Help blighted neighbourhoods? Nah, let's have state surveillance

The cost to the taxpayer of the Government's scheme to keep records of every electronic communication of every person in the country every second of every day will, according to recent press reports, amount to £200 million a year.

This will be of scant cheer to people whose communities are blighted by the predations of feral youths, under-age drinkers, graffiti ‘artists’, vandals and all the other characters who make up the cast in the nightly performance of anti-social behaviour.

For these people will benefit not one jot as the Government freely spends their money amassing a stratospheric mountain of irrelevant and useless information.

Home Secretary Alan Johnson has recently made much of his commitment to tackling anti-social behaviour.

He may be interested to learn that if the £200 million apparently being spent on state surveillance of everyone in the country from school children to old age pensioners was instead spent on neighbourhood policing, an extra 6,700 police officers could be provided.

These would not be trainee police officers. Nor would they be probationary police officers who are still learning their craft.

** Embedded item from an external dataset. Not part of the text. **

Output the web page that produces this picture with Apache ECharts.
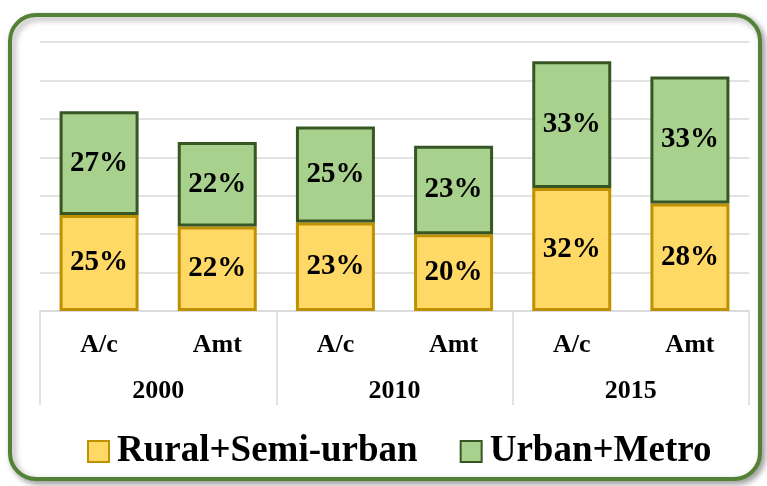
<!DOCTYPE html>
<html>
<head>
<meta charset="utf-8">
<script src="https://cdn.jsdelivr.net/npm/echarts@6/dist/echarts.min.js"></script>
<style>
html,body{margin:0;padding:0;background:#fff;}
#c{width:767px;height:486px;}
</style>
</head>
<body>
<div id="c"></div>
<script>
var categories = ['A/c', 'Amt', 'A/c', 'Amt', 'A/c', 'Amt'];
var years = ['2000', '2010', '2015'];
var ruralValues = [25, 22, 23, 20, 32, 28];
var urbanValues = [27, 22, 25, 23, 33, 33];
var seriesNames = ['Rural+Semi-urban', 'Urban+Metro'];

var FONT = '"Liberation Serif", "Times New Roman", serif';
var chart = echarts.init(document.getElementById('c'), null, {renderer: 'canvas'});

function pct(p) { return p.value + '%'; }

chart.setOption({
  animation: false,
  backgroundColor: '#ffffff',
  graphic: [{
    type: 'rect',
    z: -10,
    shape: {x: 10, y: 15, width: 750, height: 464, r: 26},
    style: {
      fill: '#ffffff',
      stroke: '#538135',
      lineWidth: 4,
      shadowBlur: 6,
      shadowOffsetX: 3,
      shadowOffsetY: 3,
      shadowColor: 'rgba(0,0,0,0.35)'
    }
  }],
  grid: {left: 40, right: 18, top: 42, bottom: 175, containLabel: false},
  legend: {
    data: seriesNames,
    top: 428,
    left: 82,
    icon: 'rect',
    itemWidth: 21,
    itemHeight: 21,
    itemGap: 42,
    textStyle: {fontFamily: FONT, fontWeight: 'bold', fontSize: 37, color: '#000', padding: [0, 0, 0, 3]}
  },
  xAxis: [{
    type: 'category',
    data: categories,
    position: 'bottom',
    axisLine: {show: true, lineStyle: {color: '#d9d9d9', width: 1.5}},
    axisTick: {show: false},
    axisLabel: {interval: 0, margin: 21, fontFamily: FONT, fontWeight: 'bold', fontSize: 26, color: '#000'}
  }, {
    type: 'category',
    data: years,
    position: 'bottom',
    axisLine: {show: false},
    axisTick: {show: true, length: 94, interval: 0, lineStyle: {color: '#d9d9d9', width: 1.5}},
    axisLabel: {interval: 0, margin: 67, fontFamily: FONT, fontWeight: 'bold', fontSize: 26, color: '#000'}
  }],
  yAxis: {
    type: 'value',
    min: 0,
    max: 70,
    interval: 10,
    axisLabel: {show: false},
    axisLine: {show: false},
    axisTick: {show: false},
    splitLine: {lineStyle: {color: '#d9d9d9', width: 1.5}}
  },
  series: [{
    name: seriesNames[0],
    type: 'bar',
    stack: 'total',
    data: ruralValues,
    barWidth: 79,
    itemStyle: {color: '#FFD966', borderColor: '#BF9000', borderWidth: 3},
    label: {show: true, position: 'inside', formatter: pct, fontFamily: FONT, fontWeight: 'bold', fontSize: 29, color: '#000'}
  }, {
    name: seriesNames[1],
    type: 'bar',
    stack: 'total',
    data: urbanValues,
    barWidth: 79,
    itemStyle: {color: '#A9D18E', borderColor: '#375623', borderWidth: 3},
    label: {show: true, position: 'inside', formatter: pct, fontFamily: FONT, fontWeight: 'bold', fontSize: 29, color: '#000'}
  }]
});
</script>
</body>
</html>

And they certainly would not civilian support officers.

They would be full-blown, experienced, street-wise warrant-holding police constables.

There are, according to the Association of Chief Police Officers (ACPO), 3,600 Safer Neighbourhoods Teams in England and Wales, so practically all of them would benefit from having an extra two officers on their strength - as would the communities they serve.

If the additional officer-power were concentrated in those places where it is needed most, the increase would be even greater, as would its impact on anti-social behaviour.

If, for example, the additional officers were to be deployed in the worst 300 wards in the country, each of the wards policing teams would grow by 22 experienced officers.

But, sadly, the money is not being spent on dealing with the policing issues which really concern ordinary citizens as they try to go about their daily lives (as Chief Constable Julie Spence, who is lead on citizen focus for ACPO said: "Most, if not all [neighbourhood policing teams] will have anti-social behaviour as a top or high priority)."

Indeed, the Government wants police forces to cut their budgets in the coming financial year by a reported £480 million. Four out of 10 forces have already reduced police officer numbers.

This, you may think, demonstrates the true extent of the Government's commitment to tackling anti-social behaviour.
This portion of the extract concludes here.